They tend to pop up at every workplace; the annoying and lazy, as well as the overachieving and whiny co-workers who make life more difficult with their every move. While you might not be able to do anything about working with them -- barring finding another job -- you can learn some coping skills.
If you’re struggling with multiple difficult personalities at work, try some of these top ten tips for dealing with them.
Watch and listen
Some people are open books, while other people take some time to get to know. Before you brand someone a whiner, a rumor-monger or anything else, take some time to really get to know them. Observe their behavior in social and work situations to get a feel for what makes them tick. Making snap judgements -- or snapping and hurting someone’s feelings -- is not going to help you succeed at work.
If someone makes a comment that seems controversial, continue to reserve judgement. Sometimes, repeating a racist, sexist or other inappropriate comment back to the person who first uttered it can help them see how ridiculous it was. In other cases, asking more questions about what they meant can help those difficult personalities work through their actual intentions and come around to a more middle-of-the-road perspective.
Whatever you do, don’t blow up -- even when that strong personality in your workplace is being especially egregious. Staying calm in the face of ridiculous behaviour will brand you the solid one with good judgement instead of the one with the hot temper.
Pick your battles
Even if you remain calm, not every situation is going to warrant a response. That co-worker who feels the need to spout off about the boss or to poke fun at customers will probably stop when she’s no longer getting the attention she craves. If you must point out a co-worker’s faults, do it when she’s doing something illegal, unethical, or irresponsible that could really hurt the business.
Use “I feel” language
When that pessimistic co-worker brings you down or disrupts productivity yet again and it’s finally time to talk to her about it, use “I” language, so often recommended for fostering healthy relationships. Say “I feel” or “I’m concerned” instead of the more accusatory “you always do this” thing.
Compliment before you critique
Another helpful exercise is to sandwich your critiques of a person inside a few compliments. Tell your co-worker how you like how he does a certain part of his job before you tell him how he could improve. At the end of your statement, reiterate your confidence in him. This can help smooth things over with even the most difficult of co-workers.
Put your head down and get to work
In the end, let someone else -- probably your boss or superiors -- to dole out raises or promotions, all the time assessing the annoying, unproductive, or downright difficult employees happen to be. Try to spend more of your energy focusing on the tasks that are relevant to your job instead of on what someone else is doing, and chances are you’ll be remembered as the hard worker instead of the complainer.
Don’t be the office gossip
Your relationships with co-workers are not going to get better by talking about them behind their backs with other co-workers.
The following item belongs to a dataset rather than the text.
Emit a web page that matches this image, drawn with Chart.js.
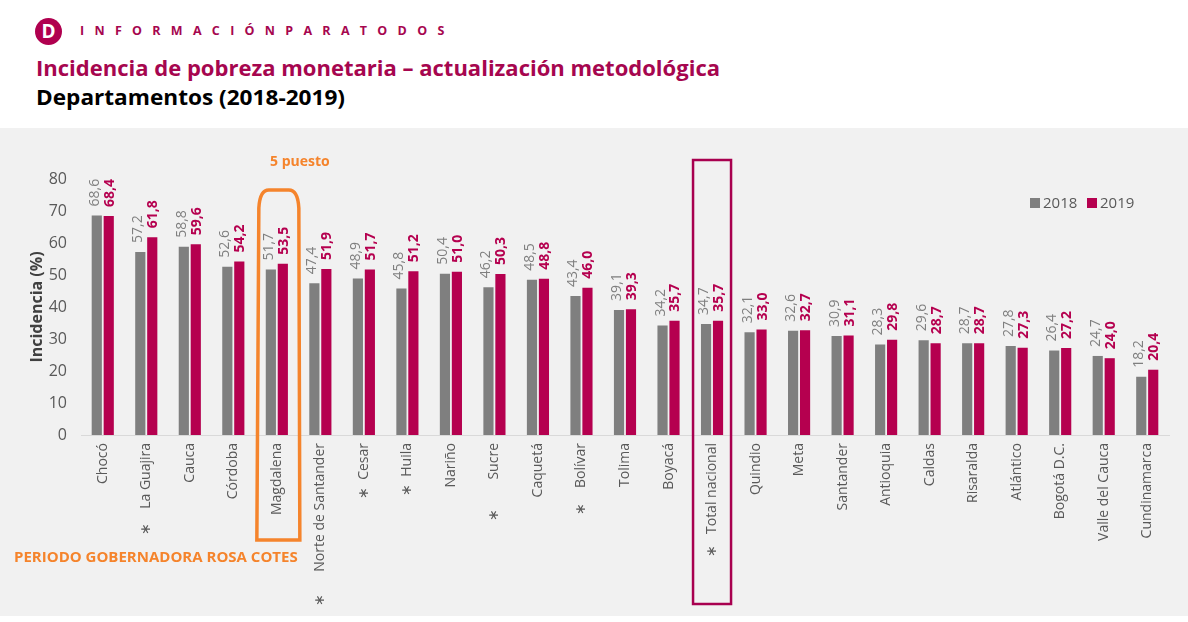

That information could get back to them, and that’s not going to be good for your career. Avoiding being the office gossip has a myriad of other benefits, including reducing the risk of being the subject of other people’s gossip.
Sound off when you’re off the job
If you really need to sound off about your lazy, mean, gossipy or otherwise difficult co-workers, choose a safe person with whom to do it. Namely, choose someone who’s not affiliated with your workplace. Your spouse is naturally the first option, but avoid overburdening him or her with every little gripe.
Find ways to unplug on the job
Studies have shown that taking small breaks throughout the day can actually improve your concentration -- not to mention helping you disengage from your most challenging of co-workers. Whether it’s going for a walk or taking lunch outside the office, don’t feel guilty about unplugging for a period of time each day.
Your co-worker relationships might not always be perfect, but by changing your thinking and finding meaningful ways to manage it, you can still be productive and happy at work.